20/03/07

O Bom Alemão

Não acho que "O Bom Alemão" seja um anacronismo. Para além de o filme ser um exercício de estilo de um cinéfilo, é principalmente um filme pós-moderno, com todas as marcas de uma época em que a recriação e a citação são valorizadas a um expoente máximo. Há outros exemplos no cinema, o mais conhecido é o "Psico" de Gus van Sant. Neste caso, a homenagem a Hitchcock serve-se fria, feita de uma ironia e subversão que, de resto, já não estavam de todo ausentes do original filmado a preto-e-branco. O camp é sempre um objectivo para van Sant - e colorindo a película, o filme chega lá.

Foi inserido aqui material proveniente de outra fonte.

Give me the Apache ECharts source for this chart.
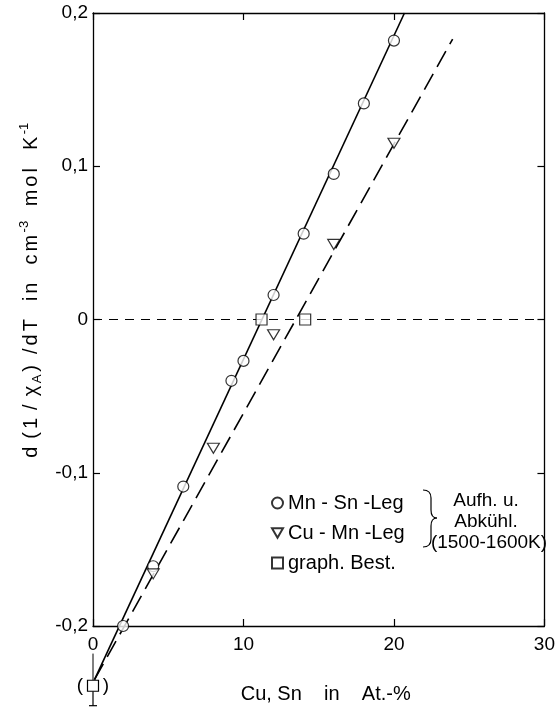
<!DOCTYPE html>
<html><head><meta charset="utf-8">
<script src="https://cdn.jsdelivr.net/npm/echarts@6/dist/echarts.min.js"></script>
<style>html,body{margin:0;padding:0;background:#fff}#c{width:558px;height:709px}</style>
</head><body><div id="c"></div>
<script>
// ---- data ----
const mnSnX = [2, 4, 6, 9.2, 10, 12, 14, 16, 18, 20];
const mnSnY = [-0.200, -0.161, -0.109, -0.040, -0.027, 0.016, 0.056, 0.095, 0.141, 0.182];
const cuMnX = [4, 8, 12, 16, 20];
const cuMnY = [-0.166, -0.084, -0.010, 0.049, 0.115];
const bestX = [11.2, 14.1];
const bestY = [0, 0];
const bestLowX = [0];
const bestLowY = [-0.239];
const bestLowErrHi = [-0.218];
const bestLowErrLo = [-0.252];
const fitMnSnX = [0.1, 20.7];
const fitMnSnY = [-0.235, 0.2];
const fitCuMnX = [0.1, 23.9];
const fitCuMnY = [-0.235, 0.183];
const zeroX = [0, 30];
const zeroY = [0, 0];
const legendNames = ['Mn - Sn -Leg', 'Cu - Mn -Leg', 'graph. Best.'];
const noteLines = ['Aufh. u.', 'Abkühl.', '(1500-1600K)'];
const xTitle = 'Cu, Sn    in    At.-%';

const FONT = 'Liberation Sans';
const zip = (a, b) => a.map((v, i) => [v, b[i]]);
const triDown = 'path://M0,0L12,0L6,10.4Z';
const sym = { color: '#fff', borderColor: '#000', borderWidth: 1.2 };

const chart = echarts.init(document.getElementById('c'), null, { renderer: 'canvas' });
const yFmt = v => { const r = Math.round(v * 10) / 10; return r === 0 ? '0' : r.toFixed(1).replace('.', ','); };

const braceStyle = { stroke: '#000', lineWidth: 1.2, fill: null };
const bz = (x1, y1, cx, cy, x2, y2) => ({ type: 'bezierCurve', z: 100, shape: { x1, y1, cpx1: cx, cpy1: cy, x2, y2 }, style: braceStyle });
const ln = (x1, y1, x2, y2) => ({ type: 'line', z: 100, shape: { x1, y1, x2, y2 }, style: braceStyle });
const note = (t, x, y) => ({ type: 'text', z: 100, x, y, style: { text: t, fontSize: 19, fontFamily: FONT, fill: '#000', align: 'center', verticalAlign: 'middle' } });

// y-axis title as spaced rich text: d(1/χA) /dT in cm-3 mol K-1
const ch = s => s.split('').map(c => `{t|${c}}`).join('');
const yName = '{g0| }' + '{t|d}{h| }{t|(}{t|1}{h| }{t|/}{h| }{t|χ}{sub|A}{t|)}' + '{g1| }' + ch('/dT') +
  '{g2| }' + ch('in') + '{g2| }' + ch('cm') + '{sup|-3}' + '{g3| }' + ch('mol') + '{g2| }' + ch('K') + '{sup|-1}';

chart.setOption({
  animation: false,
  backgroundColor: '#fff',
  textStyle: { fontFamily: FONT, color: '#000' },
  grid: { left: 93, right: 9, top: 13, bottom: 80, containLabel: false },
  xAxis: [
    { type: 'value', min: 0, max: 30, interval: 10, position: 'bottom',
      axisLine: { onZero: false, lineStyle: { color: '#000', width: 1.3 } },
      axisTick: { inside: true, length: 7, lineStyle: { color: '#000', width: 1.2 } },
      axisLabel: { fontSize: 19, color: '#000', fontFamily: FONT, margin: 9 },
      splitLine: { show: false },
      name: xTitle, nameLocation: 'middle', nameGap: 58,
      nameTextStyle: { fontSize: 20, color: '#000', fontFamily: FONT, padding: [0, 0, 0, 14] } },
    { type: 'value', min: 0, max: 30, interval: 10, position: 'top',
      axisLine: { onZero: false, lineStyle: { color: '#000', width: 1.3 } },
      axisTick: { inside: true, length: 7, lineStyle: { color: '#000', width: 1.2 } },
      axisLabel: { show: false }, splitLine: { show: false } }
  ],
  yAxis: [
    { type: 'value', min: -0.2, max: 0.2, interval: 0.1, position: 'left',
      axisLine: { onZero: false, lineStyle: { color: '#000', width: 1.3 } },
      axisTick: { inside: true, length: 7, lineStyle: { color: '#000', width: 1.2 } },
      axisLabel: { fontSize: 19, color: '#000', fontFamily: FONT, margin: 5, formatter: yFmt },
      splitLine: { show: false },
      name: yName,
      nameLocation: 'middle', nameGap: 47, nameRotate: 90,
      nameTextStyle: { fontFamily: FONT, color: '#000', rich: {
        t: { fontSize: 20, fontFamily: FONT, color: '#000', lineHeight: 26, padding: [0, 1.5, 0, 1.5] },
        h: { fontSize: 20, width: 5, lineHeight: 26 },
        g0: { fontSize: 20, width: 58, lineHeight: 26 },
        g1: { fontSize: 20, width: 8, lineHeight: 26 },
        g2: { fontSize: 20, width: 15, lineHeight: 26 },
        g3: { fontSize: 20, width: 12, lineHeight: 26 },
        sub: { fontSize: 13, fontFamily: FONT, color: '#000', lineHeight: 13, verticalAlign: 'bottom', padding: [0, 1.5, 0, 1] },
        sup: { fontSize: 13, fontFamily: FONT, color: '#000', lineHeight: 13, verticalAlign: 'top', padding: [0, 1, 0, 1] }
      } } },
    { type: 'value', min: -0.2, max: 0.2, interval: 0.1, position: 'right',
      axisLine: { onZero: false, lineStyle: { color: '#000', width: 1.3 } },
      axisTick: { inside: true, length: 7, lineStyle: { color: '#000', width: 1.2 } },
      axisLabel: { show: false }, splitLine: { show: false } }
  ],
  legend: {
    orient: 'vertical', left: 266, top: 488, itemGap: 10, itemWidth: 11, itemHeight: 11,
    selectedMode: false, data: legendNames,
    textStyle: { fontSize: 20, color: '#000', fontFamily: FONT }
  },
  graphic: [
    bz(423, 490, 431, 490, 431, 498), ln(431, 498, 431, 510), bz(431, 510, 431, 518, 437, 518),
    bz(437, 518, 431, 518, 431, 526), ln(431, 526, 431, 539), bz(431, 539, 431, 547, 423, 547),
    note(noteLines[0], 486, 501), note(noteLines[1], 486, 522), note(noteLines[2], 489, 543)
  ],
  series: [
    { type: 'line', name: 'zero', data: zip(zeroX, zeroY), symbol: 'none', silent: true,
      lineStyle: { color: '#000', width: 1, type: [9, 7] }, z: 1 },
    { type: 'line', name: 'fitMnSn', data: zip(fitMnSnX, fitMnSnY), symbol: 'none', clip: false,
      lineStyle: { color: '#000', width: 1.6 }, z: 2 },
    { type: 'line', name: 'fitCuMn', data: zip(fitCuMnX, fitCuMnY), symbol: 'none', clip: false,
      lineStyle: { color: '#000', width: 1.6, type: [18, 8] }, z: 2 },
    { type: 'scatter', name: legendNames[0], data: zip(mnSnX, mnSnY), symbol: 'circle', symbolSize: 11,
      itemStyle: sym, z: 5, clip: false },
    { type: 'scatter', name: legendNames[1], data: zip(cuMnX, cuMnY), symbol: triDown, symbolSize: [12, 10],
      itemStyle: sym, z: 5, clip: false },
    { type: 'scatter', name: legendNames[2], data: zip(bestX, bestY), symbol: 'rect', symbolSize: 11,
      itemStyle: sym, z: 5, clip: false },
    { type: 'custom', name: 'bestLow', clip: false, z: 6,
      data: bestLowX.map((x, i) => [x, bestLowY[i], bestLowErrHi[i], bestLowErrLo[i]]),
      renderItem: (params, api) => {
        const p = api.coord([api.value(0), api.value(1)]);
        const hi = api.coord([api.value(0), api.value(2)]);
        const lo = api.coord([api.value(0), api.value(3)]);
        return { type: 'group', children: [
          { type: 'line', shape: { x1: hi[0], y1: hi[1], x2: hi[0], y2: p[1] - 5.5 }, style: { stroke: '#000', lineWidth: 1 } },
          { type: 'line', shape: { x1: lo[0], y1: p[1] + 5.5, x2: lo[0], y2: lo[1] }, style: { stroke: '#000', lineWidth: 1.2 } },
          { type: 'line', shape: { x1: lo[0] - 4, y1: lo[1], x2: lo[0] + 4, y2: lo[1] }, style: { stroke: '#000', lineWidth: 1.2 } },
          { type: 'rect', shape: { x: p[0] - 5.5, y: p[1] - 5.5, width: 11, height: 11 }, style: { fill: '#fff', stroke: '#000', lineWidth: 1.2 } },
          { type: 'text', style: { text: '(', x: p[0] - 13, y: p[1], fontSize: 19, fontFamily: FONT, fill: '#000', align: 'center', verticalAlign: 'middle' } },
          { type: 'text', style: { text: ')', x: p[0] + 13, y: p[1], fontSize: 19, fontFamily: FONT, fill: '#000', align: 'center', verticalAlign: 'middle' } }
        ] };
      } }
  ]
});
</script></body></html>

"O Bom Alemão", por outro lado, é uma obra que se leva mais a sério. A subversão, para Sodebergh, deve limitar a irrisão que lhe está associada. Quando vemos a cena da partida no final, mimetizando "Casablanca", acreditamos mais na amargura cínica de "O Bom Alemão" do que no romantismo inverosímil do filme de Michael Curtiz. Do mesmo modo, a evocação da Berlim em ruínas não tem a motivação de cariz ideológico de "Alemanha, Ano Zero", de Rossellini. Já pensámos a guerra. Agora tornamo-la cenário de um tempo perdido. O filme de Rossellini meditava sobre a devastação, Soderbergh cita apenas os cenários, vazios de conteúdo histórico mas significativos do ponto de vista estético. O pastiche é assim uma forma de recriar a memória - primeiro, cinéfila, e depois a da realidade em si. Haverá outro modo de tornar a arte útil?